Revolutionizing the world of retail, medicine and technology, RFID is the wireless, non-contact use of radio waves to transfer data. It is commonly used for access control, identification and tracking in a variety of industries and personal uses. RFID is part of a group of technologies called Automatic Identification and Data Capture (AIDC). AIDC methods include automatically identifying objects, collecting data and transferring that data into computer systems with little or no human intervention.
There is a lot of confusion among RFID including the different types based on frequency, the classification of tags, the various uses for the technology across different industries, and which devices are best suited for use with RFID. It is important to note that RFID technology comes in many different implementations. Scanners, readers and writers can be integrated into devices or be used stand alone. There are short range and long range configurations. Some reading configurations read in a batch while others scan by individual item.
Types of RFID Systems: Active, Passive, and Frequency
There are two ways to operate an RFID system and several types of RFID readers and tags that you can use across the system. An active system is when the tags are powered and constantly provide a radio signal, acting as a beacon. Passive systems do not power the tag to be read until the reader sends energy to the tag to activate it for reading.
These systems run on different spectrum of frequencies classified as Low Frequency (LF), High Frequency (HF), Ultra-high Frequency (UHF) and Near Field Communication (NFC). For more details on what distinguishes these technologies apart, read Active RFID vs Passive RFID: What’s the Difference?
RFID Readers and Scanners for Windows and Android Rugged Tablet PCs
It is important to make sure you use the correct equipment after selecting the type of RFID system you intend to use. An OEM RFID Reader solution may consist of an external RFID reader that is compatible with your Windows or Android device and used as a hand scanner. In other instances, a RFID reader or scanner can be integrated into your windows or android tablet PC. When exploring these options, it is important to note if the reader can be used with the system you have decided.

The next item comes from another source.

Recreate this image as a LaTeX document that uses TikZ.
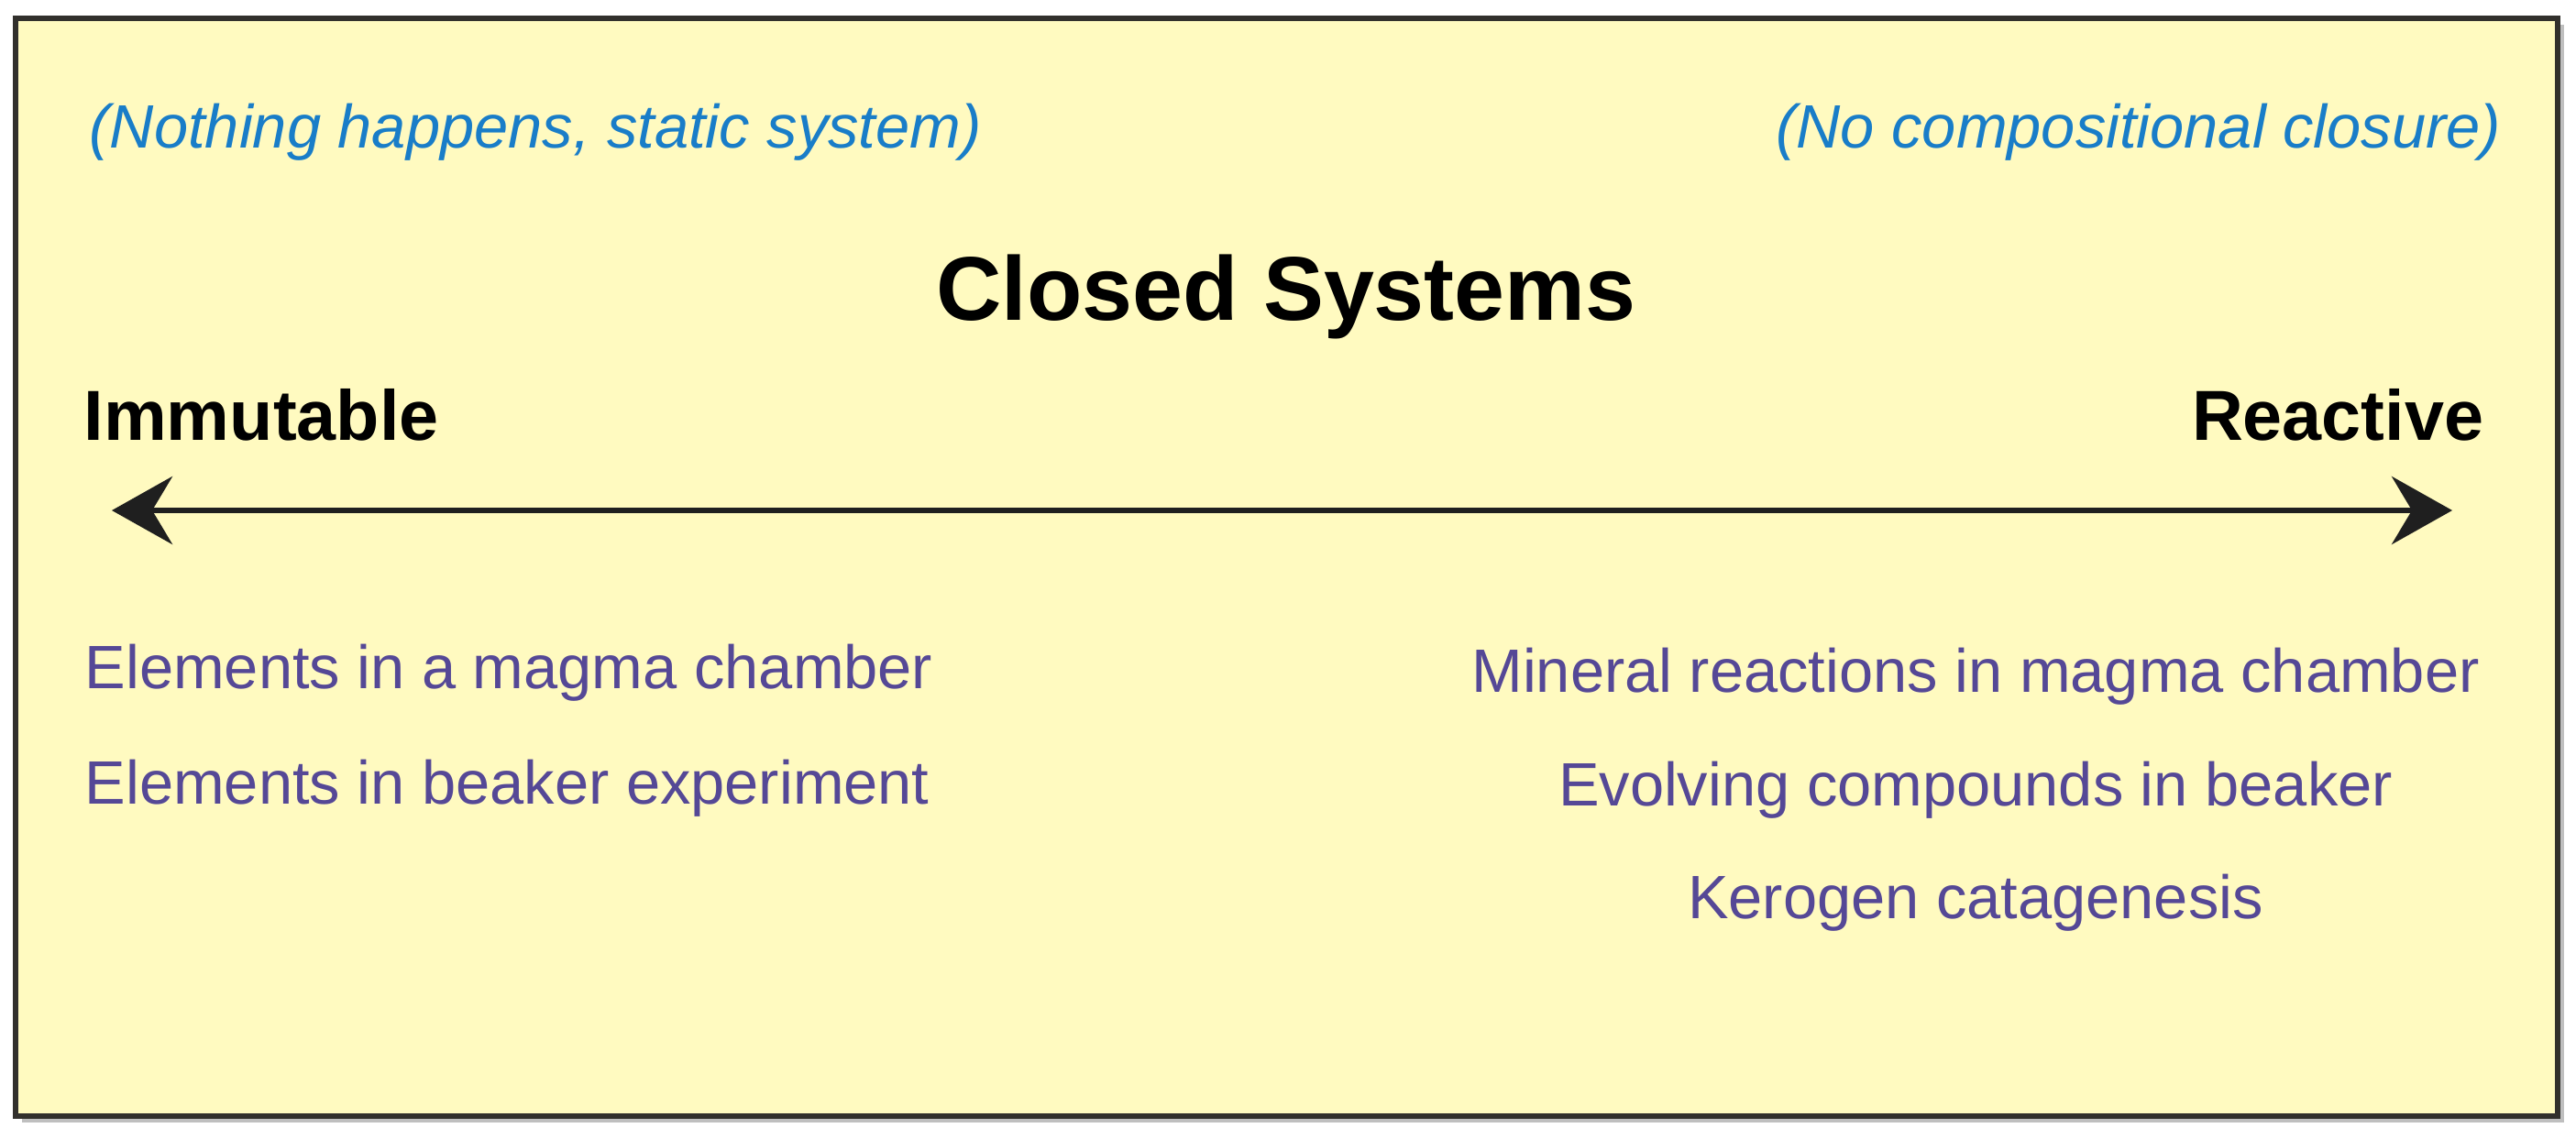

A tablet manufacturer with RFID readers integrated in the system or available as a module, can select which frequency to use, especially in an ODM circumstance. Companies seeking a rugged handheld RFID reader for industrial applications, such as warehouses, will need to determine if their employees would be more productive with an OEM RFID Reader or a tablet with an integrated or attachable reader.
A common question when determining what system to deploy is: Can my android with NFC read RFID tags or do I need a separate HF Tablet? Companies that have decided to leverage HF technology for their solution retain the added benefit that NFC can act as an HF reader as well as an HF tag, which provides versatility when choosing a solution.